Tom Dennis’ editorial in the Grand Forks Herald today is about electric cars, but he slipped in a little something else:
Money spent on one thing can’t be spent on something else; and in the case of electric-car subsidies, all kinds of other choices could have been made with that money, including spending it on environmentally friendly projects such as building bike lanes and developing mass transit.
I’m not out to paint Dennis and the Herald as having been against cycling infrastructure and mass transit, but I was surprised to see these statements in a town like Grand Forks, where people have had to fight hard to get concessions for alternative transportation. Thankfully, the Herald goes against the popular notion sometimes.

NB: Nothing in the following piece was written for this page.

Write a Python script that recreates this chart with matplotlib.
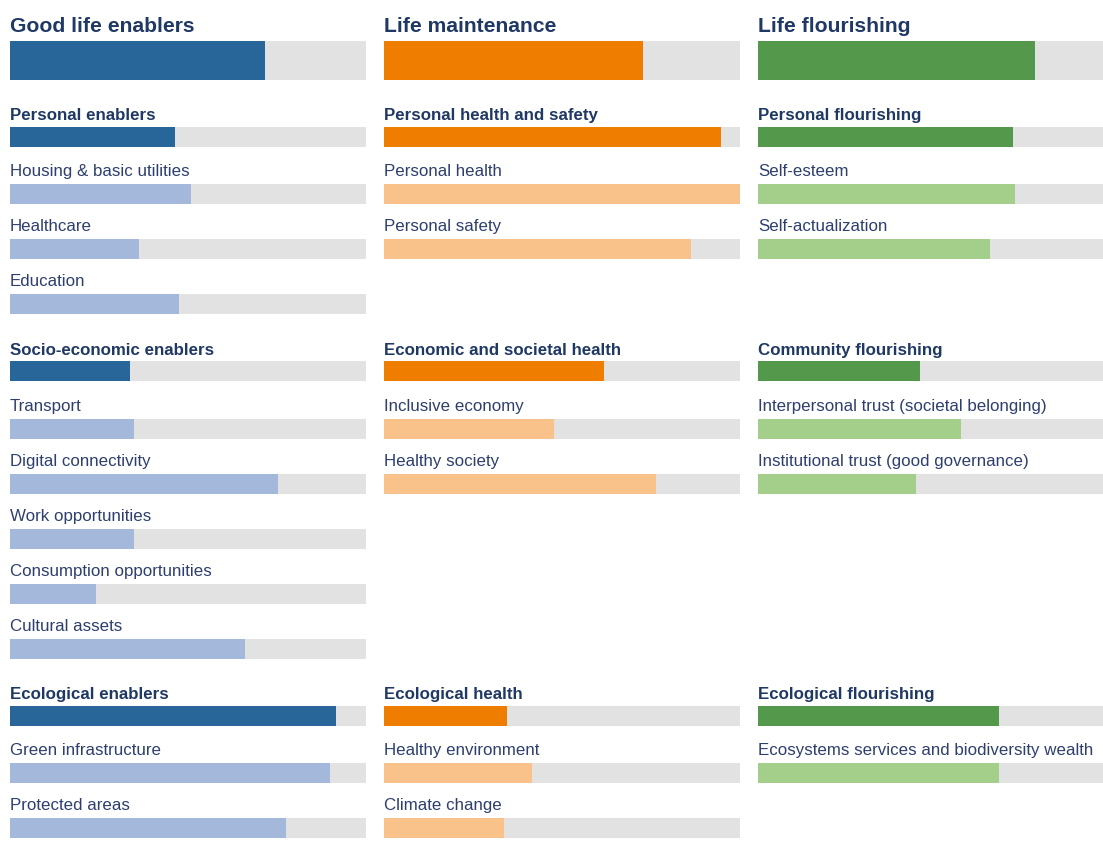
import matplotlib.pyplot as plt
from matplotlib.patches import Rectangle

# three pillars, each with a headline score and sub-groups
titles = ["Good life enablers", "Life maintenance", "Life flourishing"]
title_values = [0.716, 0.728, 0.779]

group_names = [
    ["Personal enablers", "Socio-economic enablers", "Ecological enablers"],
    ["Personal health and safety", "Economic and societal health", "Ecological health"],
    ["Personal flourishing", "Community flourishing", "Ecological flourishing"],
]
group_values = [
    [0.464, 0.337, 0.918],
    [0.948, 0.618, 0.345],
    [0.717, 0.455, 0.678],
]

item_names = [
    [["Housing & basic utilities", "Healthcare", "Education"],
     ["Transport", "Digital connectivity", "Work opportunities",
      "Consumption opportunities", "Cultural assets"],
     ["Green infrastructure", "Protected areas"]],
    [["Personal health", "Personal safety"],
     ["Inclusive economy", "Healthy society"],
     ["Healthy environment", "Climate change"]],
    [["Self-esteem", "Self-actualization"],
     ["Interpersonal trust (societal belonging)", "Institutional trust (good governance)"],
     ["Ecosystems services and biodiversity wealth"]],
]
item_values = [
    [[0.509, 0.363, 0.474],
     [0.350, 0.755, 0.350, 0.242, 0.662],
     [0.899, 0.777]],
    [[1.0, 0.863],
     [0.477, 0.763],
     [0.415, 0.336]],
    [[0.722, 0.651],
     [0.571, 0.444],
     [0.678]],
]

dark = ["#286699", "#ef7d00", "#54984c"]
light = ["#a4b8dc", "#f9c28b", "#a3cf8a"]
grey = "#e2e2e2"
navy = "#1f3864"
txt = "#2e3f6e"

plt.rcParams['font.family'] = ['Liberation Sans', 'DejaVu Sans']

W, H = 1103, 855
fig = plt.figure(figsize=(W / 100, H / 100), dpi=100)
ax = fig.add_axes([0, 0, 1, 1])
ax.set_xlim(0, W)
ax.set_ylim(H, 0)
ax.axis('off')

col_x = [10, 384.3, 758.3]
col_w = 355.5
first = 137      # centre of first group bar
head_gap = 57    # group bar -> first item bar
pitch = 55       # item -> item
tail_gap = 67.5  # last item -> next group bar


def bar(x0, yc, h, v, color):
    ax.add_patch(Rectangle((x0, yc - h / 2), col_w, h, color=grey, lw=0))
    ax.add_patch(Rectangle((x0, yc - h / 2), v * col_w, h, color=color, lw=0))


# group start rows shared by all columns
max_items = [max(len(item_names[c][g]) for c in range(3)) for g in range(3)]
starts = [first]
for g in range(2):
    starts.append(starts[-1] + head_gap + (max_items[g] - 1) * pitch + tail_gap)

for c in range(3):
    x0 = col_x[c]
    ax.text(x0, 26, titles[c], fontsize=15.2, fontweight='bold', color=navy, va='center')
    bar(x0, 60.5, 39, title_values[c], dark[c])
    for g in range(3):
        y = starts[g]
        ax.text(x0, y - 21.5, group_names[c][g], fontsize=12.2, fontweight='bold',
                color=navy, va='center')
        bar(x0, y, 20, group_values[c][g], dark[c])
        for i, (name, v) in enumerate(zip(item_names[c][g], item_values[c][g])):
            yi = y + head_gap + i * pitch
            ax.text(x0, yi - 22.5, name, fontsize=12.2, color=txt, va='center')
            bar(x0, yi, 20, v, light[c])

fig.savefig("out.png", dpi=100)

(Although I’m generally in favor of electric vehicles (where they make sense), I can see the point. The biggest name in electrics isn’t Chevrolet and the Volt, it’s Tesla Motors and whatever Elon Musk wants to do with it.)
Encouraging cycling for transportation and improving transit in Grand Forks/East Grand Forks would take a load (literally and figuratively) off our existing infrastructure by lowering the number of vehicles that pass over a given stretch of road per day. It would reduce congestion as well–fewer drivers means fewer cars to be stuck behind. Cycling can be part of a healthy lifestyle, at the very least would help people get 30 minutes a day of exercise. Transit improvements help those of us with the lowest income–to get to school, to get to work, and maybe even to sell one of the two (or more) cars your family already owns.
It’s unclear whether the powers that be would take back electric car subsidies and roll that money into more traditional alternative transportation, but you can’t start if you don’t have the idea.